The savage weather in October 1919 swept away 19,000 board feet of lumber, and at the end of the month a scow loaded with provisions, hardware and gravel was lost. In addition to the rising cost of labour, endemic along the Pacific coast, the contractor understandably had difficulty in keeping men at any price under such conditions. Many of the men he employed at Triple Island were recently repatriated veterans from the trenches of France, some of whom rated the Triple Island project as the greater ordeal. Be that as it may, it is to the contractor's lasting credit that he lost not a single life on the job, begun on 4 August 1919 and completed two days before Christmas 1920. The 76-foot reinforced concrete tower, rising from a corner of the rectangular building which housed the fog alarm and keeper's quarters, exhibited a dioptric light of the 3rd Order. Rated at 400,000 candlepower, the beam of this powerful light swept the horizon 97 feet above high water. The 55 millimeter oil vapour light was scheduled to be lit for the first time on New Year's Day 1921.22


81 Triple Island lighthouse. a modern structure built in a most difficult location. (Canada, Department of Transport.)

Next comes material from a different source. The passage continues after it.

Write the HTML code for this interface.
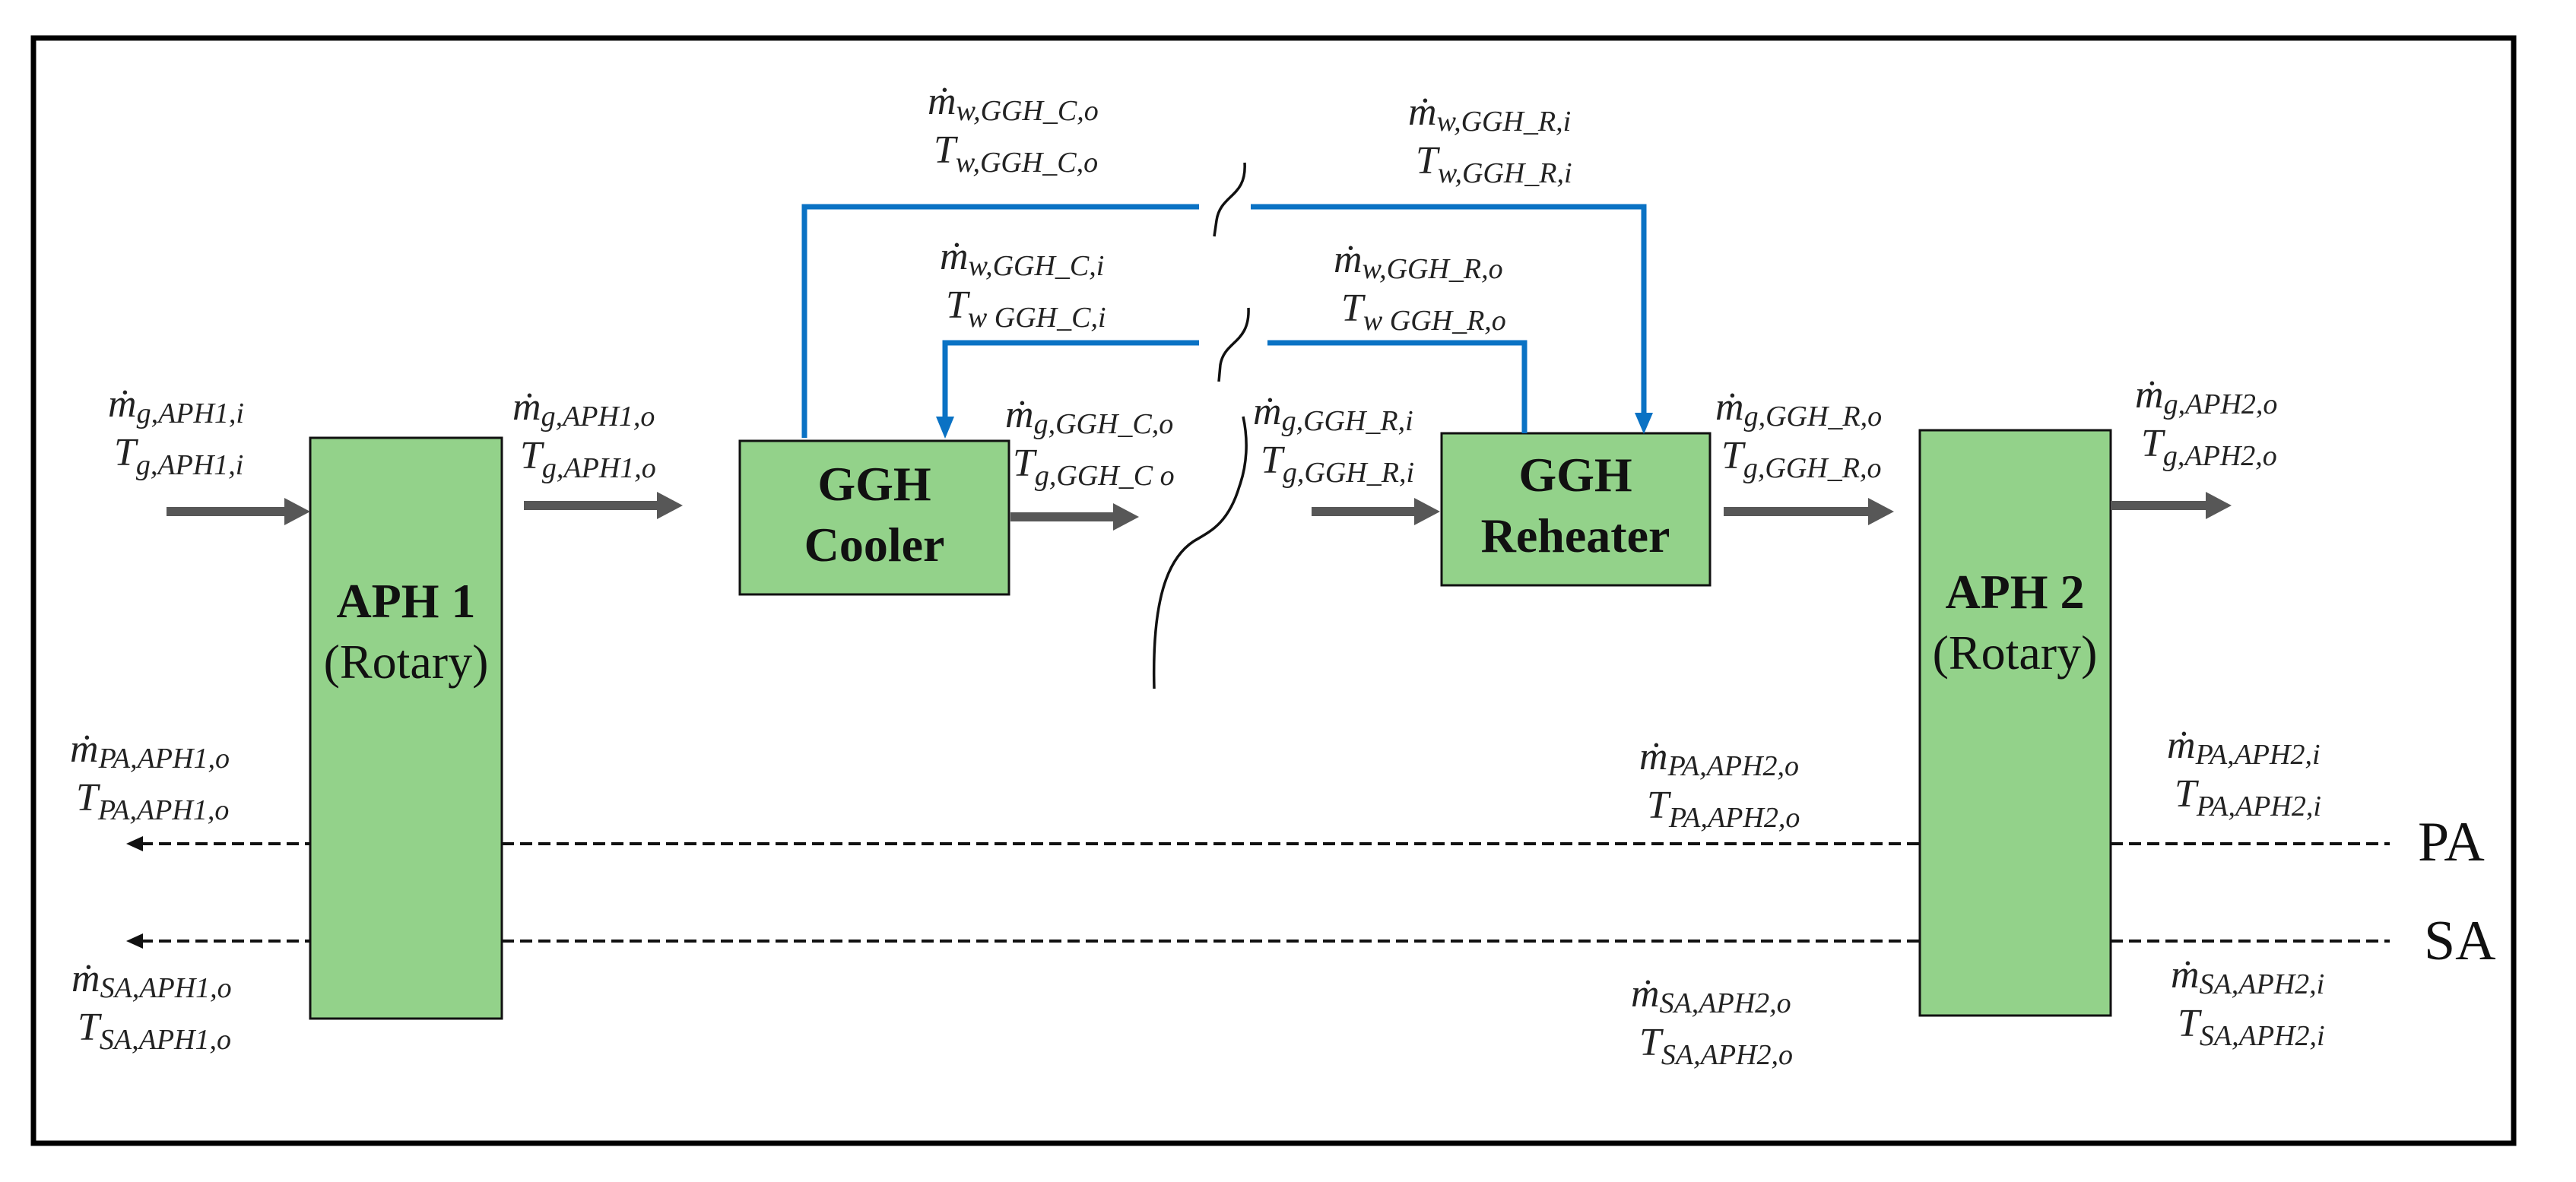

Hildritch lost money on the contract, although he was partially reimbursed at a later date. He had the satisfaction, however, of having completed successfully a hazardous feat in which he felt justifiable pride.

But what seemed at one time an almost impossible job is completed, and from reports I have received from sea-going men who visited it the work will compare favorably with any light station on the Pacific Ocean. It is a structure worthy of your Department and a monument to myself and employees.23

In latitude 54° N., the Triple Island lighthouse is one of the most northerly in Canada, other than open-work steel and aluminum towers found in higher latitudes in Hudson Strait and along the Mackenzie River system. These installations serve the same function, but are not lighthouses in the true sense of the word.


82 Brockton Point lighthouse, Vancouver Harbour. (Canada. Department of Transport.)